42 Pa. C.S.A. § 8351(a).  Accordingly, a cause of action for wrongful use of civil proceedings requires a plaintiff to allege and prove three elements: (1) the underlying proceeding was terminated in favor of the plaintiff, (2) the defendant caused these proceedings to be instituted without probable cause or with gross negligence, and (3) the proceedings were instituted primarily for an improper purpose.

            At first glance, the first element, that the underlying action has terminated in plaintiff’s favor appears simple enough.  However, as with most such apparently simplistic statements of law, there are a number of wrinkles to examine.  Although Pennsylvania courts have only touched on the issue, courts in a number of other states have clearly stated that in order to be a “termination” for wrongful use of civil proceedings purposes, the end of the underlying case must at least reflect on the merits of the underlying case.

            The termination need not be on the merits, the prior proceeding need only be consistent with the plaintiff’’s claim of no liability on its part.  DiMassa v.
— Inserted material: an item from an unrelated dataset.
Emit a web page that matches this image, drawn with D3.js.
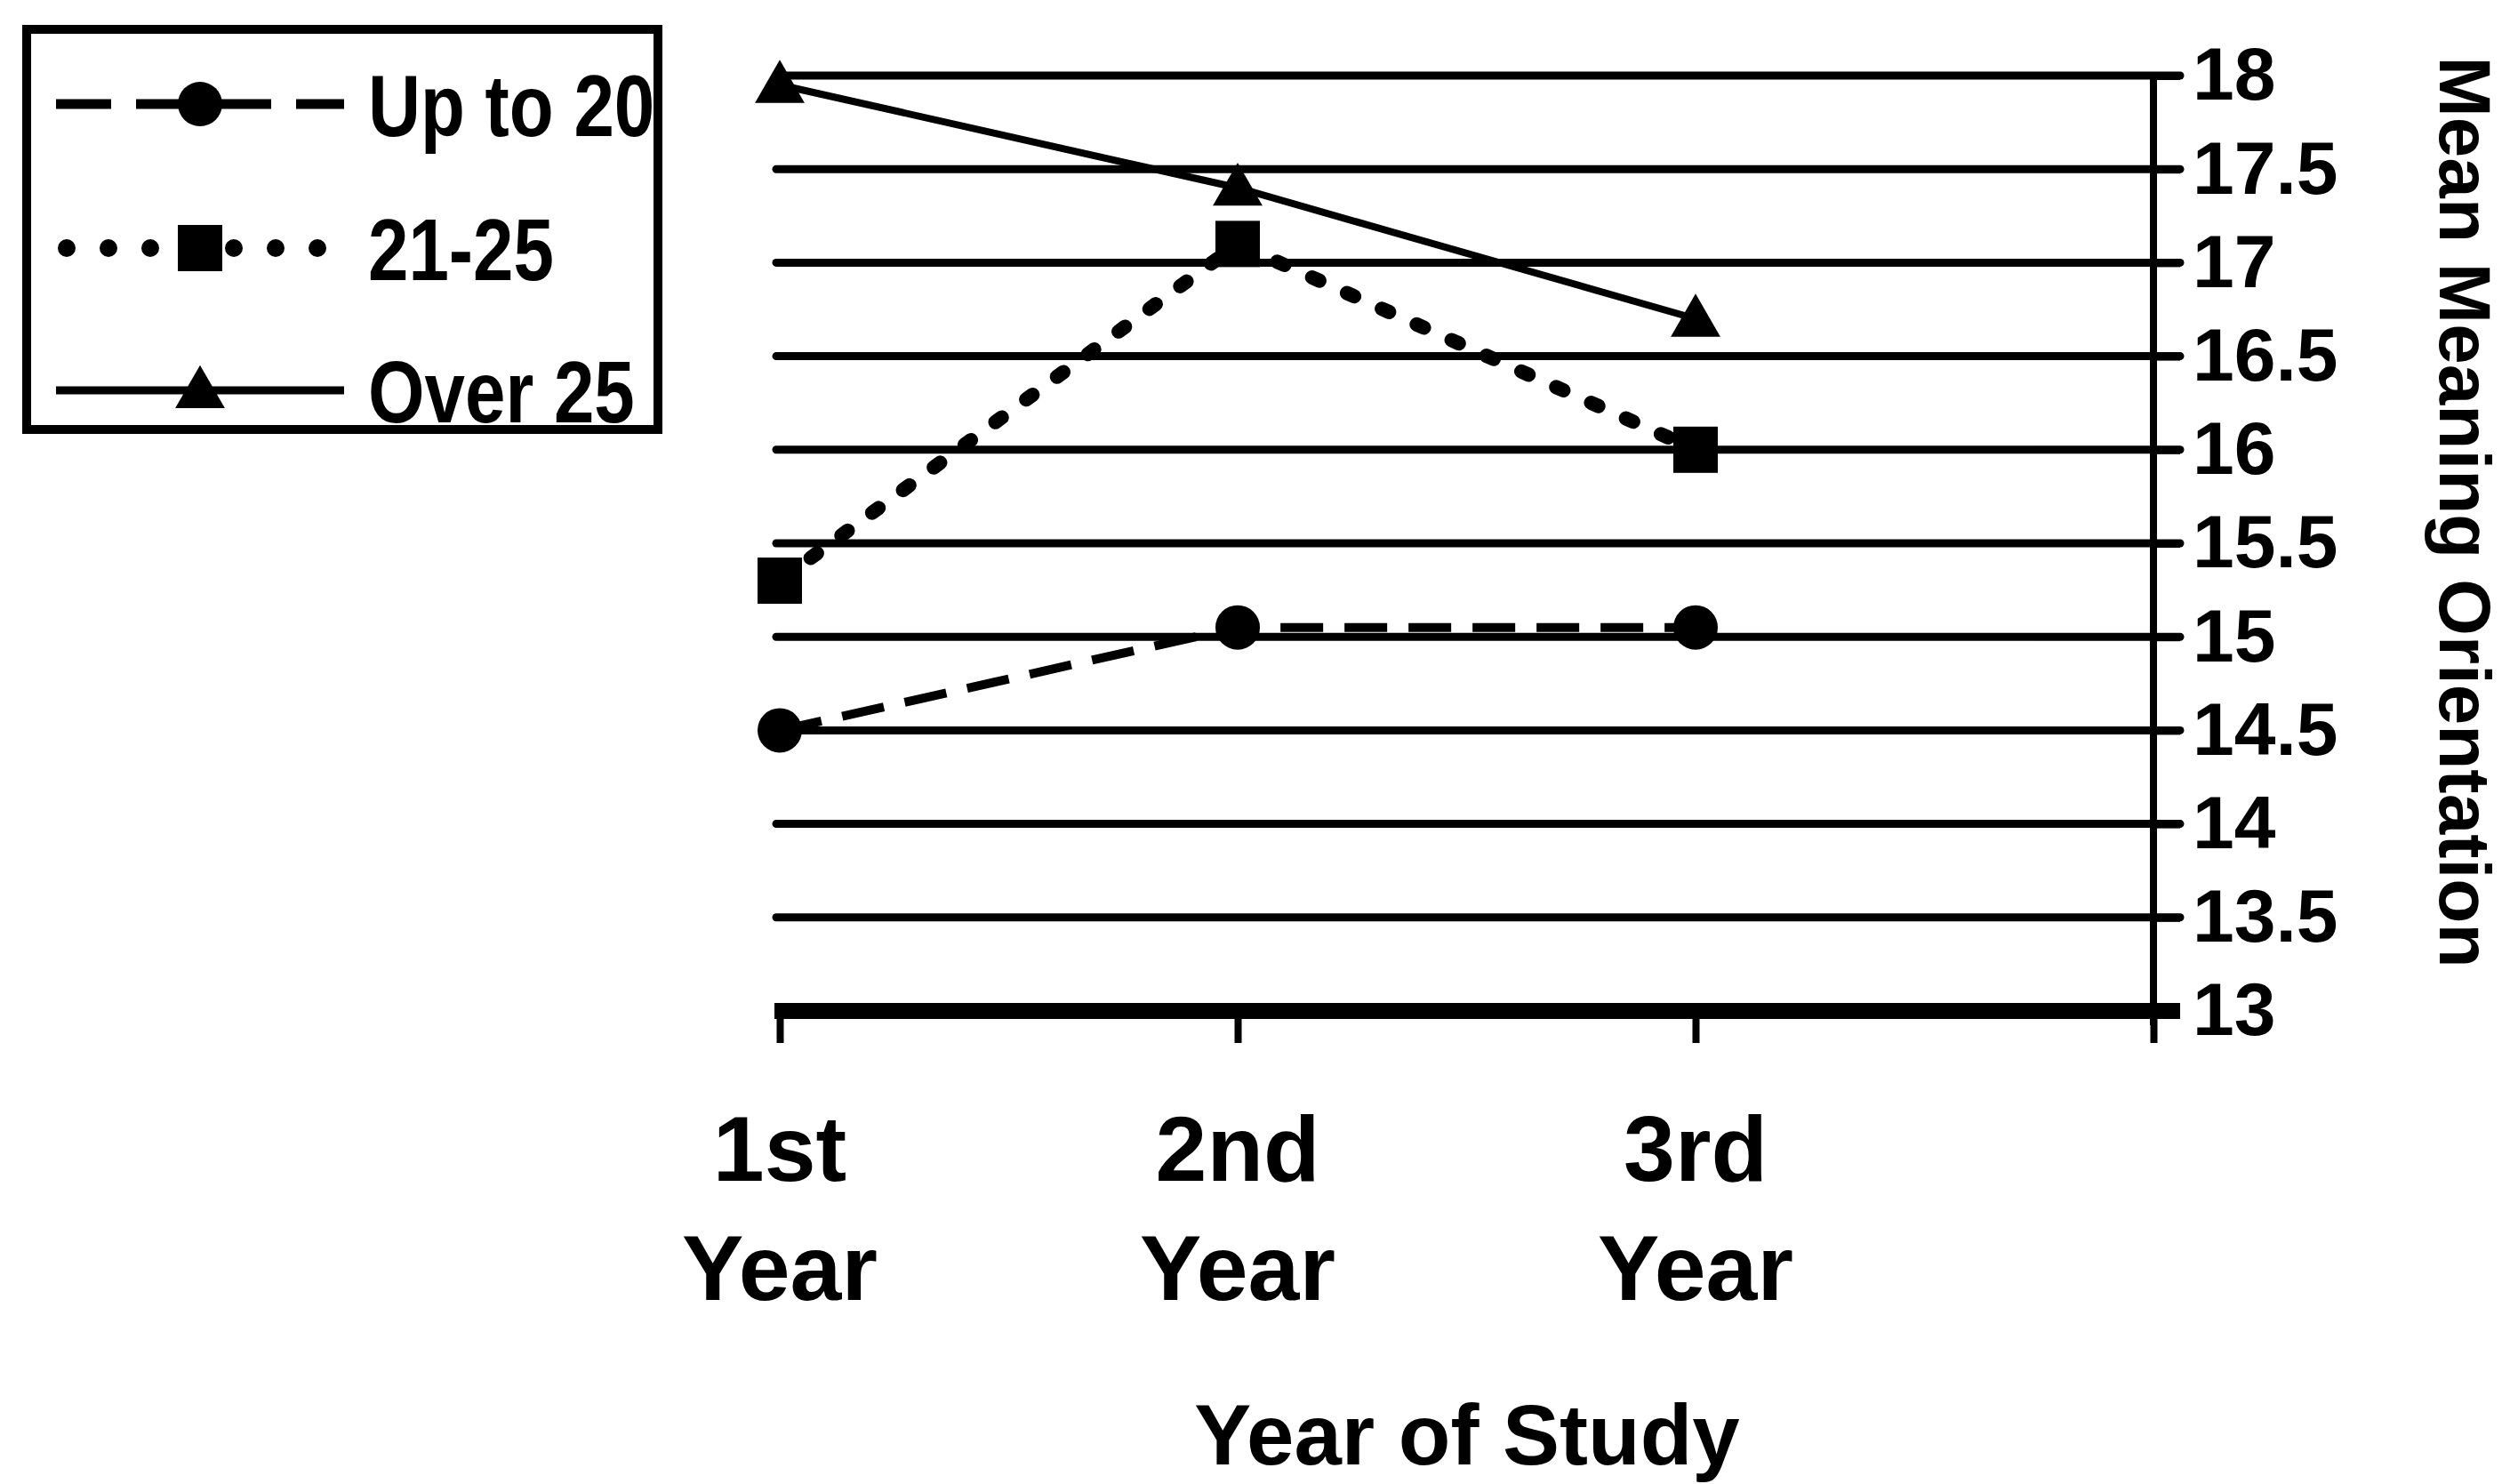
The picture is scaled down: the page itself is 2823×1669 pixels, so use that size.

U.S.F. & G., 8 Phila. 549, 552 (Phila. 1983) see also D’Elia v. Folino, 2007 PA Super 286, P12 (Pa. Super. Ct. 2007) (“it is clear that Appellant’s liability, or lack thereof, was never and can never be determined with finality. . . . [a]s such, Appellant was not the ‘victor’ in the underlying lawsuit, and he cannot, as a matter of law, prevail against Appellees in a wrongful use of civil proceedings suit.”).

            The requirement that the termination reflect upon the merits of the action arises out of Restatement (Second) of Torts§ 674 (comment j), which states: “In determining the effect of withdrawal the same considerations are decisive as when criminal charges are withdrawn; and therefore §§ 660-661 and 665, and the Comments under those Sections are pertinent to this Section.”  Restatement 2d of Torts, § 660, Comment a states: “Proceedings are ‘terminated in favor of the accused,’ as that phrase is used in § 653 and throughout this Topic, only when their final disposition is such as to indicate the innocence of the accused.”
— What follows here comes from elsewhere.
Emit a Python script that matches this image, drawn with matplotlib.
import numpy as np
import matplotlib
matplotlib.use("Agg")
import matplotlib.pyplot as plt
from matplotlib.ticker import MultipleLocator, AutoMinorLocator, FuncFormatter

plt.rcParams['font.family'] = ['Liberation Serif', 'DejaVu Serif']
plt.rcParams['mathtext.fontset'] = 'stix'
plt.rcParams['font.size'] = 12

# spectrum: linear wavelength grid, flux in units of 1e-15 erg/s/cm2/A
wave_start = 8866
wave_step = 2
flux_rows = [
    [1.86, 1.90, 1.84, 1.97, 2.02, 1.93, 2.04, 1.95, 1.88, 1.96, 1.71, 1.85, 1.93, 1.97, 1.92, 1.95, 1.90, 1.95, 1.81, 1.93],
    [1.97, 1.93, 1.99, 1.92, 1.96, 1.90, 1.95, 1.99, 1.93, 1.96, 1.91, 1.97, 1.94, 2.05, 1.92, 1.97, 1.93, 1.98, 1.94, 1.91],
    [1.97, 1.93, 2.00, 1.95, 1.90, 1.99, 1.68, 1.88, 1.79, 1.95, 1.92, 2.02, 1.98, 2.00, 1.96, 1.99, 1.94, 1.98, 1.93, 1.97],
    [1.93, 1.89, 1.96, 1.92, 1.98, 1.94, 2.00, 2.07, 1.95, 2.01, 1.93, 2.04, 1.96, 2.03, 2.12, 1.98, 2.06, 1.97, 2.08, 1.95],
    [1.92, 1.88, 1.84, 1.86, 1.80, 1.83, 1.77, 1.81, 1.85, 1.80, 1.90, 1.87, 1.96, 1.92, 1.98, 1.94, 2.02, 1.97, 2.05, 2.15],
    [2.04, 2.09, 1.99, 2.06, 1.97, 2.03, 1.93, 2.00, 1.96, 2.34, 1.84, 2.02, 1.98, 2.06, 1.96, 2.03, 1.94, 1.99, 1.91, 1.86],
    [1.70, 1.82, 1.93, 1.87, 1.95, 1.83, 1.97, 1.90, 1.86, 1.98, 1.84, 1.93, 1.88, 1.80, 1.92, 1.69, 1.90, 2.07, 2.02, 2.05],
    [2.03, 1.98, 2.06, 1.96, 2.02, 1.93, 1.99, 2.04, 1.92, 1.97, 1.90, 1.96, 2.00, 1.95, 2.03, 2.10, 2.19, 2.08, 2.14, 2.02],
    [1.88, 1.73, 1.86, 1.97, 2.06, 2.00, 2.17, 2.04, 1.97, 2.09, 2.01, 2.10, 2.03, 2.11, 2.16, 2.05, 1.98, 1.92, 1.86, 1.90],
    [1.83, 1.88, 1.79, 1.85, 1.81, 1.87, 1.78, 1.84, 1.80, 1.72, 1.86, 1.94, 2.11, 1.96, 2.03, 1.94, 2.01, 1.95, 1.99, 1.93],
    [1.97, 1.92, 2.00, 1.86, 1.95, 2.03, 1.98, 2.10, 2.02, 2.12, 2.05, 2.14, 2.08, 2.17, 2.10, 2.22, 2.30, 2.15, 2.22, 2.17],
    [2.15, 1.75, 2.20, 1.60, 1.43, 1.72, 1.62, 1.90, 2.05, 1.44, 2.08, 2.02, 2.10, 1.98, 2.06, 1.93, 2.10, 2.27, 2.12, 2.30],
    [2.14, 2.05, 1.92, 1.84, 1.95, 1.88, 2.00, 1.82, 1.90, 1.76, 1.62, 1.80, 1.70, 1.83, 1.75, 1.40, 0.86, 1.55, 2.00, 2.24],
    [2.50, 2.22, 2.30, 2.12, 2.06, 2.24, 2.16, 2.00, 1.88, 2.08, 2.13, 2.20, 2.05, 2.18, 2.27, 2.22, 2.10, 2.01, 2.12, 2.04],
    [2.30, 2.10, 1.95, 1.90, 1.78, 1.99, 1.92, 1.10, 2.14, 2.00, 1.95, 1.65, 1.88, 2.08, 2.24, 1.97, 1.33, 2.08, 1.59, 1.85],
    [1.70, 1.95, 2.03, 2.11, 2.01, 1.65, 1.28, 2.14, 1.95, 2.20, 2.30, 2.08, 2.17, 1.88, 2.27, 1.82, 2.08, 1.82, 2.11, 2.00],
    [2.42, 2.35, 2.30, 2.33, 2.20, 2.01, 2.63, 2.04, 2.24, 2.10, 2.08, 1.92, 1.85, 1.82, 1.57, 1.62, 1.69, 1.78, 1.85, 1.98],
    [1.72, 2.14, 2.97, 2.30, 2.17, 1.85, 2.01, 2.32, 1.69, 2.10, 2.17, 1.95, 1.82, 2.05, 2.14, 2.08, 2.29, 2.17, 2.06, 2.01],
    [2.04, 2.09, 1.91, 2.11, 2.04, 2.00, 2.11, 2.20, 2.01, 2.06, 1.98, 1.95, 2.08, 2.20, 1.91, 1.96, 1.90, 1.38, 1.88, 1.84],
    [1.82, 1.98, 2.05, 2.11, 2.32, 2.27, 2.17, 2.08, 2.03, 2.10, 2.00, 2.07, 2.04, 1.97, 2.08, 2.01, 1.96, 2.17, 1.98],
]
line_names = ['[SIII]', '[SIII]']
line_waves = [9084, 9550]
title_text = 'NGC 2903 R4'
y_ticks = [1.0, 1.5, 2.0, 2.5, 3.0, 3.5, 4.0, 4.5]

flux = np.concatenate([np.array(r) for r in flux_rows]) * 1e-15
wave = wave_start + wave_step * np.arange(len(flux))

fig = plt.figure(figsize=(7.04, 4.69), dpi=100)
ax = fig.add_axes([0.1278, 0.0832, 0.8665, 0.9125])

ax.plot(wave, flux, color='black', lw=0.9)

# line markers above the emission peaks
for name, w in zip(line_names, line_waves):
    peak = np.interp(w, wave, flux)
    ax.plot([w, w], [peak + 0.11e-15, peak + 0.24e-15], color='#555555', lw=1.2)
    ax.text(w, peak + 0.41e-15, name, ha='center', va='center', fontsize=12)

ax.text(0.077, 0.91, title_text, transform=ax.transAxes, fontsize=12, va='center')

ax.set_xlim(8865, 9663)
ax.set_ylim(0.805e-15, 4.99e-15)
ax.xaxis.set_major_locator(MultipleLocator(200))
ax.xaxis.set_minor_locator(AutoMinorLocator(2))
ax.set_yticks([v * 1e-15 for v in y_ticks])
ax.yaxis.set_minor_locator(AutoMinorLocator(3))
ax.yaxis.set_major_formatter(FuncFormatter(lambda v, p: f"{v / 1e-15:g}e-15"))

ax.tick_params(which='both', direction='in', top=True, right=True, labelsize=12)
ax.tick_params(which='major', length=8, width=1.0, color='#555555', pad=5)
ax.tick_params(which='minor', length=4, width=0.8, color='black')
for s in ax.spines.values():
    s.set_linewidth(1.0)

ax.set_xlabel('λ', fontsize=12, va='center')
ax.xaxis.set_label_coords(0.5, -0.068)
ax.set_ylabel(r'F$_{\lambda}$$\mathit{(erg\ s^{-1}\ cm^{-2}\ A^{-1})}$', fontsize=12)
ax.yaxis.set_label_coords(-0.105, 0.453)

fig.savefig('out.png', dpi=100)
            A termination based on a defense which is merely procedural or technical in nature, and is in no way dependent on nor reflective of the merits in the underlying action, cannot qualify as a favorable termination.  See, Alcorn v. Gordon, 762 S.W.2d 809, 812 (Ky. Ct. App. 1988); Wong v. Panis, 7 Haw. App. 414, 772 P.2d 695, 699 (Haw. Ct. App. 1989); Miskew v. Hess, 21 Kan. App. 2d 927, 910 P.2d 223, 233 (Kan. Ct. App. 1996); Palmer Dev. Corp. v. Gordon, 1999 ME 22, 723 A.2d 881, 884 (Me. 1999).
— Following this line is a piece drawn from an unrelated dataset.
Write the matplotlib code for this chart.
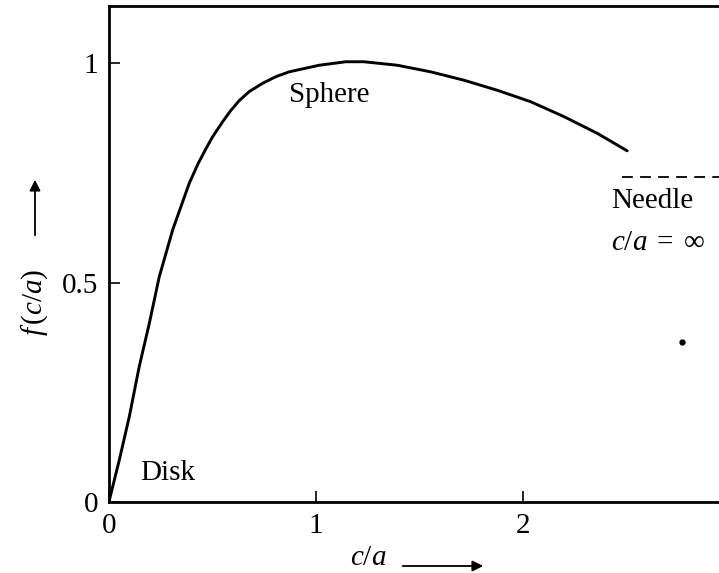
import matplotlib
matplotlib.use("Agg")
import matplotlib.pyplot as plt

plt.rcParams['font.family'] = 'Liberation Serif'
plt.rcParams['mathtext.fontset'] = 'custom'
plt.rcParams['mathtext.rm'] = 'Liberation Serif'
plt.rcParams['mathtext.it'] = 'Liberation Serif:italic'

# curve: f(c/a) against c/a
ca = [0.0, 0.010, 0.050, 0.098, 0.146, 0.195, 0.243, 0.308, 0.388, 0.430,
      0.469, 0.501, 0.549, 0.589, 0.629, 0.678, 0.743, 0.807, 0.871, 1.016,
      1.145, 1.233, 1.395, 1.556, 1.716, 1.878, 2.039, 2.200, 2.361, 2.506]
f = [0.0, 0.020, 0.096, 0.194, 0.308, 0.407, 0.513, 0.620, 0.726, 0.770,
     0.805, 0.832, 0.866, 0.892, 0.914, 0.935, 0.954, 0.969, 0.980, 0.995,
     1.003, 1.003, 0.995, 0.980, 0.961, 0.938, 0.912, 0.878, 0.840, 0.800]

needle_level = 0.74
needle_start = 2.48
dot = (2.77, 0.364)

xticks = [0, 1, 2]
yticks = [0, 0.5, 1]
ytick_labels = ['0', '0.5', '1']

fig = plt.figure(figsize=(7.19, 5.73), dpi=100)
ax = fig.add_axes([0.1516, 0.124, 0.8484, 0.8655])

ax.plot(ca, f, color='black', lw=2.1, solid_capstyle='round',
        solid_joinstyle='round')
ax.plot([needle_start, 3.2], [needle_level, needle_level], color='black',
        lw=1.3, dashes=(6, 4))
ax.plot([dot[0]], [dot[1]], 'o', color='black', ms=3.5)

ax.set_xlim(0, 2.95)
ax.set_ylim(0, 1.13)
ax.set_xticks(xticks)
ax.set_yticks(yticks)
ax.set_yticklabels(ytick_labels)
ax.tick_params(direction='in', length=8, width=1.2, labelsize=21, pad=8)
for s in ax.spines.values():
    s.set_linewidth(2.0)
ax.spines['right'].set_visible(False)

ax.text(0.87, 0.927, 'Sphere', fontsize=21, va='center')
ax.text(0.15, 0.066, 'Disk', fontsize=21, va='center')
ax.text(2.43, 0.685, 'Needle', fontsize=21, va='center')
ax.text(2.43, 0.59, r'$c/a\;=\;\infty$', fontsize=21, va='center')

# axis labels with arrows
fig.text(35 / 719, 1 - 302 / 573, r'$f\,(c/a)$', fontsize=21, rotation=90,
         ha='center', va='center')
fig.add_artist(matplotlib.patches.FancyArrowPatch(
    (35 / 719, 1 - 238 / 573), (35 / 719, 1 - 177 / 573),
    transform=fig.transFigure, arrowstyle='-|>', mutation_scale=16,
    color='black', lw=1.3))
fig.text(368 / 719, 1 - 558 / 573, r'$c/a$', fontsize=21,
         ha='center', va='center')
fig.add_artist(matplotlib.patches.FancyArrowPatch(
    (400 / 719, 1 - 566 / 573), (486 / 719, 1 - 566 / 573),
    transform=fig.transFigure, arrowstyle='-|>', mutation_scale=16,
    color='black', lw=1.3))

fig.savefig('out.png', dpi=100)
            The Supreme Judicial Court of Maine explained the rational for this rule as follows:

Society does not want litigants who committed the acts of which they are accused, but who were able to escape liability on a “technicality” or procedural device, to turn around and collect damages against their accuser.  This reason justifies a requirement that the favorable termination of the underlying proceeding be on the merits or, in some way, reflect on the merits.

 Palmer, supra at 885. 

            In sum, it is not essential to maintenance of an action for malicious prosecution that the prior proceeding was favorably terminated following trial on the merits; however, termination must reflect on the merits of the underlying action.  As noted above, the Pennsylvania courts have not yet fully embraced this concept, but appear to be receptive to it, and the precedent throughout the country is strongly supportive.